» THE EXERCISE: Retype nothing but the lines from the start of the material up to and including the line with "covoiturage = [0, 0, 1, 1, 0, 1, 1, 1, 0]". Pictures don't belong in the copy.

» DATA EXTRACT:
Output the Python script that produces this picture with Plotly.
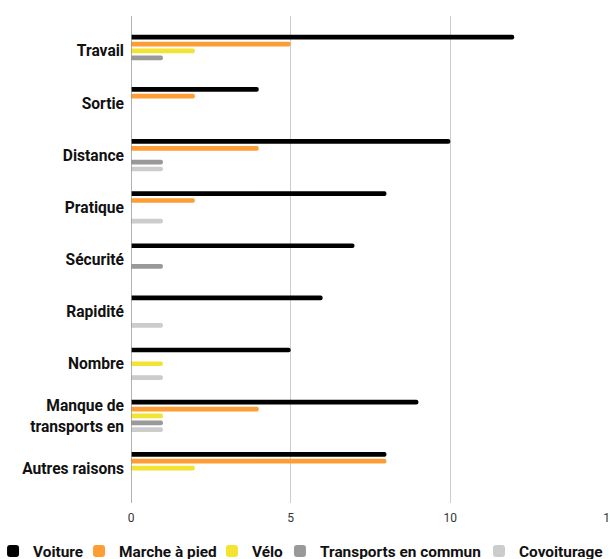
import plotly.graph_objects as go

# Reasons (top to bottom) and counts per transport mode
categories = [
    "Travail", "Sortie", "Distance", "Pratique", "Sécurité",
    "Rapidité", "Nombre", "Manque de<br>transports en", "Autres raisons",
]
voiture = [12, 4, 10, 8, 7, 6, 5, 9, 8]
marche = [5, 2, 4, 2, 0, 0, 0, 4, 8]
velo = [2, 0, 0, 0, 0, 0, 1, 1, 2]
transports = [1, 0, 1, 0, 1, 0, 0, 1, 0]
covoiturage = [0, 0, 1, 1, 0, 1, 1, 1, 0]

series = [
    ("Voiture", voiture, "#000000"),
    ("Marche à pied", marche, "#FF9D35"),
    ("Vélo", velo, "#F3E434"),
    ("Transports en commun", transports, "#999999"),
    ("Covoiturage", covoiturage, "#CCCCCC"),
]

# one legend box per series so the entries sit in a single compact row
legend_ids = ["legend", "legend2", "legend3", "legend4", "legend5"]
legend_x = [-0.288, -0.1085, 0.169, 0.311, 0.7265]

fig = go.Figure()
for (name, values, color), lid in zip(series, legend_ids):
    fig.add_trace(go.Bar(
        name=name,
        y=categories,
        x=values,
        orientation="h",
        legend=lid,
        marker=dict(color=color, line=dict(width=0), cornerradius=2),
    ))

legend_style = dict(
    orientation="h",
    xanchor="left",
    y=-0.0996,
    yanchor="middle",
    bgcolor="rgba(0,0,0,0)",
    font=dict(family="Roboto", size=15.4, color="#111111", weight="bold"),
    itemclick=False,
    itemdoubleclick=False,
)
legends = {lid: dict(legend_style, x=lx) for lid, lx in zip(legend_ids, legend_x)}

fig.update_layout(
    width=610,
    height=559,
    barmode="group",
    bargap=0.34,
    bargroupgap=0.32,
    paper_bgcolor="white",
    plot_bgcolor="white",
    margin=dict(l=131, r=0, t=16, b=56, autoexpand=False),
    font=dict(family="Roboto", color="#111111"),
    showlegend=True,
    xaxis=dict(
        range=[0, 15],
        tickvals=[0, 5, 10, 15],
        showgrid=True,
        gridcolor="#CCCCCC",
        gridwidth=1,
        zeroline=False,
        showline=False,
        ticks="",
        ticklabelstandoff=6,
        ticklabeloverflow="allow",
        tickfont=dict(family="Roboto", size=12, color="#333333"),
        fixedrange=True,
    ),
    yaxis=dict(
        type="category",
        range=[8.67, -0.67],
        showgrid=False,
        zeroline=False,
        showline=False,
        ticks="",
        ticklabelstandoff=6,
        tickfont=dict(family="Roboto", size=15.6, color="#111111", weight="bold"),
        fixedrange=True,
    ),
    shapes=[dict(
        type="line", xref="x", yref="paper",
        x0=0, x1=0, y0=0, y1=1,
        line=dict(color="#999999", width=1.5),
        layer="above",
    )],
    **legends,
)

fig.write_html("out.html")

» FINISHED TASK:
Output the Python script that produces this picture with Plotly.
import plotly.graph_objects as go

# Reasons (top to bottom) and counts per transport mode
categories = [
    "Travail", "Sortie", "Distance", "Pratique", "Sécurité",
    "Rapidité", "Nombre", "Manque de<br>transports en", "Autres raisons",
]
voiture = [12, 4, 10, 8, 7, 6, 5, 9, 8]
marche = [5, 2, 4, 2, 0, 0, 0, 4, 8]
velo = [2, 0, 0, 0, 0, 0, 1, 1, 2]
transports = [1, 0, 1, 0, 1, 0, 0, 1, 0]
covoiturage = [0, 0, 1, 1, 0, 1, 1, 1, 0]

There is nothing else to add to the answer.